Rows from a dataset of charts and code
########

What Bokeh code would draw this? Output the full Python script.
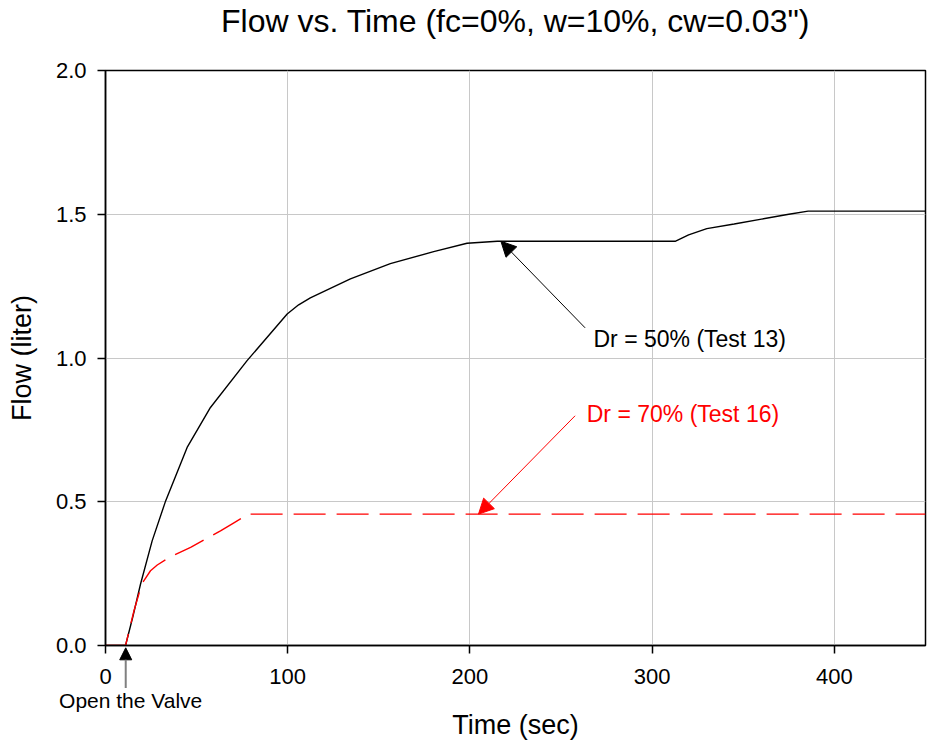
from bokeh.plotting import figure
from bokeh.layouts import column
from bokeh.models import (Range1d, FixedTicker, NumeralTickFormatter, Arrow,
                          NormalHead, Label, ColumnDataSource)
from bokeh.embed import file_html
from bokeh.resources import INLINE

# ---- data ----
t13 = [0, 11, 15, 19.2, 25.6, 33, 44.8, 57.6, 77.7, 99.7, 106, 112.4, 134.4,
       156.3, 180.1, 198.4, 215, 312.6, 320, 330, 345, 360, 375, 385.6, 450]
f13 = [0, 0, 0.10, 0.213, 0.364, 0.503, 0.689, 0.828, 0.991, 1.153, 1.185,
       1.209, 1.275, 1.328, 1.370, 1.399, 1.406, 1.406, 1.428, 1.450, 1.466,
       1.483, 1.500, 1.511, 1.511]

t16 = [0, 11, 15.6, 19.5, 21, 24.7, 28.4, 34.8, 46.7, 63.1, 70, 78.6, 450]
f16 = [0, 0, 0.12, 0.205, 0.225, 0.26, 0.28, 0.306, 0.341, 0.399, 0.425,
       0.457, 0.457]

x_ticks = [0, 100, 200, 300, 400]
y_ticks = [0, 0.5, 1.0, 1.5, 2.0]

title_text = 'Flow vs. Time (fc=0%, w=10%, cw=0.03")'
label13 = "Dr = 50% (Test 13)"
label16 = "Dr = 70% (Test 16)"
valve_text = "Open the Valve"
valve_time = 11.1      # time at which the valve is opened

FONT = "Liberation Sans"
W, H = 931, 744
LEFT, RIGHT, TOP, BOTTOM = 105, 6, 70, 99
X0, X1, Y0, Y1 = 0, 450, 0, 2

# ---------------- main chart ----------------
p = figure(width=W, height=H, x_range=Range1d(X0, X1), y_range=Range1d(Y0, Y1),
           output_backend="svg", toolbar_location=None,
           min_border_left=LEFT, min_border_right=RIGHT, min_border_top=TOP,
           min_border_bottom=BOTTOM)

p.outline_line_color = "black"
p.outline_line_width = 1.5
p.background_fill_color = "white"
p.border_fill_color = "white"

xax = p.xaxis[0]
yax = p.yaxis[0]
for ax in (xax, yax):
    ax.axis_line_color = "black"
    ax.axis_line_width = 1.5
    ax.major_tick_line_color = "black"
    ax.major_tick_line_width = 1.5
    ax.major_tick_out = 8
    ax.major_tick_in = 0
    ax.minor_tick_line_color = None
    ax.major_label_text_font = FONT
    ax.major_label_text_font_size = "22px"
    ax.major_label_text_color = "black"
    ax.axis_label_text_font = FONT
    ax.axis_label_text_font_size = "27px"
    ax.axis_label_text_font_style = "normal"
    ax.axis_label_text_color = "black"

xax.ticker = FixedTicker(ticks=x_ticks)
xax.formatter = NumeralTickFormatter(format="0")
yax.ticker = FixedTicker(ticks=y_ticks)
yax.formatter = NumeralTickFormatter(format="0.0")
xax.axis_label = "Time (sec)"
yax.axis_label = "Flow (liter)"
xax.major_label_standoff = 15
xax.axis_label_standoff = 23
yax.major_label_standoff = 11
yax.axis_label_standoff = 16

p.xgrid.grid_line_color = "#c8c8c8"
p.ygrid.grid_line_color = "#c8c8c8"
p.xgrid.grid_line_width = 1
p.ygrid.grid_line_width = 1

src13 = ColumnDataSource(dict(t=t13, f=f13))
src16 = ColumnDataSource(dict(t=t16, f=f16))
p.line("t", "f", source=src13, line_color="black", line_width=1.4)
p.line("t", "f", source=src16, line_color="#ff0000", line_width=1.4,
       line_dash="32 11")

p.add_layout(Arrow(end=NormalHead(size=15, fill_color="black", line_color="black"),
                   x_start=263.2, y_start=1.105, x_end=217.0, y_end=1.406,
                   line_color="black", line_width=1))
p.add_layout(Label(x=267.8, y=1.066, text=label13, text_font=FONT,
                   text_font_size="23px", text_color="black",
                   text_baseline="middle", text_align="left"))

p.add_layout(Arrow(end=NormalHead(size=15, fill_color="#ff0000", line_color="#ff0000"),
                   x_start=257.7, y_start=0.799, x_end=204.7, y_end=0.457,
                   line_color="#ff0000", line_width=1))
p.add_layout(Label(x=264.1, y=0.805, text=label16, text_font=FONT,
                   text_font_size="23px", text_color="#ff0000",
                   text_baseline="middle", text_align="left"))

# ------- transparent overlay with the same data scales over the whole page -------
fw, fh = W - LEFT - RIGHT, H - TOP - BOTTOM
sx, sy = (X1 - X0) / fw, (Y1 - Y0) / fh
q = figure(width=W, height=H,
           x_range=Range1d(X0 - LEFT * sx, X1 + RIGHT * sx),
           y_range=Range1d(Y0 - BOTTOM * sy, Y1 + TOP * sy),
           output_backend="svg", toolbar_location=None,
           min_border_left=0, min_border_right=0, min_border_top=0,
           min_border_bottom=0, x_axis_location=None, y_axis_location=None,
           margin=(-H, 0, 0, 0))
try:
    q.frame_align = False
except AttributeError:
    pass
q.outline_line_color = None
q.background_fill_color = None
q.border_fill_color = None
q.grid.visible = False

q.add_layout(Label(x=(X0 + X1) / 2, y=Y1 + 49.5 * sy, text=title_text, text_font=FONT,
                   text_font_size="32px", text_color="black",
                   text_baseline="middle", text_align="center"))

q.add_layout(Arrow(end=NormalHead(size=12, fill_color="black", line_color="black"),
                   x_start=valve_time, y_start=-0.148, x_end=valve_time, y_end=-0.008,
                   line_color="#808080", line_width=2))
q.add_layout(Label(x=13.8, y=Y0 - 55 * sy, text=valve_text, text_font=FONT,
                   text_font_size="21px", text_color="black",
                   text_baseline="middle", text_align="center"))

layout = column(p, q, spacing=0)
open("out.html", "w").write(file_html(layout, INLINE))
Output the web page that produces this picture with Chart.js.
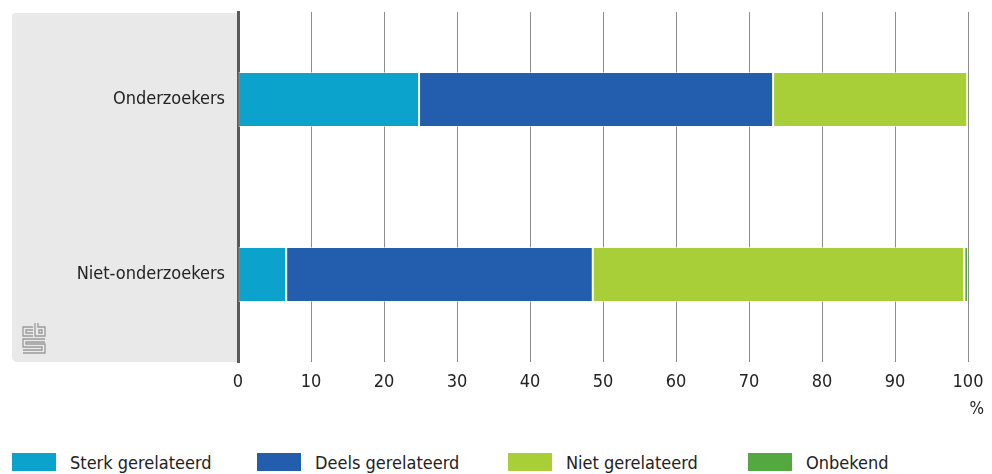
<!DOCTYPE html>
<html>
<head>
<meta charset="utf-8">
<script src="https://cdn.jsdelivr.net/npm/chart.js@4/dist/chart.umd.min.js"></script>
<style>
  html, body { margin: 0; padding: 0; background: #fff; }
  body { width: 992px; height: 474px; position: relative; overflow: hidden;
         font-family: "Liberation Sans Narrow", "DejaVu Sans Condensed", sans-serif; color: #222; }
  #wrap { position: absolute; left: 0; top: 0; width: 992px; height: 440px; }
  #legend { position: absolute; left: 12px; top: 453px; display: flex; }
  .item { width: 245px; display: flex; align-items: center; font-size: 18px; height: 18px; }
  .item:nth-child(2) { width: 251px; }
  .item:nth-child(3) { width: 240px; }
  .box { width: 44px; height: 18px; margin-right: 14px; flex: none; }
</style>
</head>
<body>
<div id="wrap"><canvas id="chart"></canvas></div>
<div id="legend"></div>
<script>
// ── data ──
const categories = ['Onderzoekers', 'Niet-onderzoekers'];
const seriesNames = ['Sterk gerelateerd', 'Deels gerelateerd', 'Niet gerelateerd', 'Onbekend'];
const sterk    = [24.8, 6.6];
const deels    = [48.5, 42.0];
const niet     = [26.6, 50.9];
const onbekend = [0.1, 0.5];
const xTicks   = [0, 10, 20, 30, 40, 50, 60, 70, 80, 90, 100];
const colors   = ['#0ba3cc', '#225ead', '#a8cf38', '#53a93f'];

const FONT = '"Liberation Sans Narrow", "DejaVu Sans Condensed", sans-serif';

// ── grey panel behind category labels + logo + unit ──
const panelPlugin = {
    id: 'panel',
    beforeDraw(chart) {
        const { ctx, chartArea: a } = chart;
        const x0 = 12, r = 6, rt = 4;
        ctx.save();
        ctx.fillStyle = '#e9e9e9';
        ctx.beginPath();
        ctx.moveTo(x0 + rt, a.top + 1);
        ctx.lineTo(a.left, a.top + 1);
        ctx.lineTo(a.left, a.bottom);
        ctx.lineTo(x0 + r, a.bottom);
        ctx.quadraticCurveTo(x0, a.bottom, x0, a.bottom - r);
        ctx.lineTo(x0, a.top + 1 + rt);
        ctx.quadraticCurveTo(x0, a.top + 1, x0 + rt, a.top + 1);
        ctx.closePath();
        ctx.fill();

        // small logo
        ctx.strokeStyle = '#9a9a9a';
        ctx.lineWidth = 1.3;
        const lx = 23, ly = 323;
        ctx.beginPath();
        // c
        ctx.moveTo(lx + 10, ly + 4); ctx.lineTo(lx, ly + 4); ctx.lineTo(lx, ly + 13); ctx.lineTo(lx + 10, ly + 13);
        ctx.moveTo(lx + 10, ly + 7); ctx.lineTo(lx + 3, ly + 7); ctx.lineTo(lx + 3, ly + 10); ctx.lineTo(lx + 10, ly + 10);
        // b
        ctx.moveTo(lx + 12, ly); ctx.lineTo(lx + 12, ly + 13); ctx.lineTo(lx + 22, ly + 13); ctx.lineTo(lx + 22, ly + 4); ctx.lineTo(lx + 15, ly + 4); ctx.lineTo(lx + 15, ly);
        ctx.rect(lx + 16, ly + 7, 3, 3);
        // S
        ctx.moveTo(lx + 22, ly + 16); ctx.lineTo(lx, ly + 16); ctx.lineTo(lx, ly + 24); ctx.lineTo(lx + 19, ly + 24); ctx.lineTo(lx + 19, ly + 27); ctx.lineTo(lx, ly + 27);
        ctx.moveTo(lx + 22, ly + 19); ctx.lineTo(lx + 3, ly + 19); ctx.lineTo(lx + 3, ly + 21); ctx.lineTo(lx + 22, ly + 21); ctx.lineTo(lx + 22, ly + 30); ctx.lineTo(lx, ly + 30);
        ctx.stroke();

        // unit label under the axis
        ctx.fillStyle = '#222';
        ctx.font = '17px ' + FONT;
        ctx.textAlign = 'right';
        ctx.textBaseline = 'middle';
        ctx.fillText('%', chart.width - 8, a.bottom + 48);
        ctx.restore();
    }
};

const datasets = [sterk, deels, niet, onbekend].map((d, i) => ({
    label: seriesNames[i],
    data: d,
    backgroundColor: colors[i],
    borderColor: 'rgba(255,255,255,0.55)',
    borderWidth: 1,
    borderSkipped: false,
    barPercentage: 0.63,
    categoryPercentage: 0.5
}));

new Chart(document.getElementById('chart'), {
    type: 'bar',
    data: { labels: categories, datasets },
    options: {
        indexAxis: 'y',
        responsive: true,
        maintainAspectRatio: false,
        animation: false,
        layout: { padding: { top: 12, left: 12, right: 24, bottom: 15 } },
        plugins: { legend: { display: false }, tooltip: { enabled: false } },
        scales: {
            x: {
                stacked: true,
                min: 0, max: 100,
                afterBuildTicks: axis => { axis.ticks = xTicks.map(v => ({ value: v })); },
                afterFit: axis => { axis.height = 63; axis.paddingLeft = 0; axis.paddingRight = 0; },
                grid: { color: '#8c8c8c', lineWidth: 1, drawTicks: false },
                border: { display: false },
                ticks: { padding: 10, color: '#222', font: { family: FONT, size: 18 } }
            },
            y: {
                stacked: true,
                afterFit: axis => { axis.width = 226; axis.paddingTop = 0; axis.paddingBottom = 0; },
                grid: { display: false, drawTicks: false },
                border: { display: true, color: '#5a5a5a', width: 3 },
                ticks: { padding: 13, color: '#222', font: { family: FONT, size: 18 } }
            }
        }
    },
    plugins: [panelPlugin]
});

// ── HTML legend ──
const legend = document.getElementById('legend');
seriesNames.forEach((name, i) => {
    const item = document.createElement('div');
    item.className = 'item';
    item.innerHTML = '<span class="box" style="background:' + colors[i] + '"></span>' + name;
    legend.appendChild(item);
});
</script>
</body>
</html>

########

## Exercise prompt
In the records above, find the lines containing "this" and copy them.

## Reply to the exercise
What Bokeh code would draw this? Output the full Python script.
Output the web page that produces this picture with Chart.js.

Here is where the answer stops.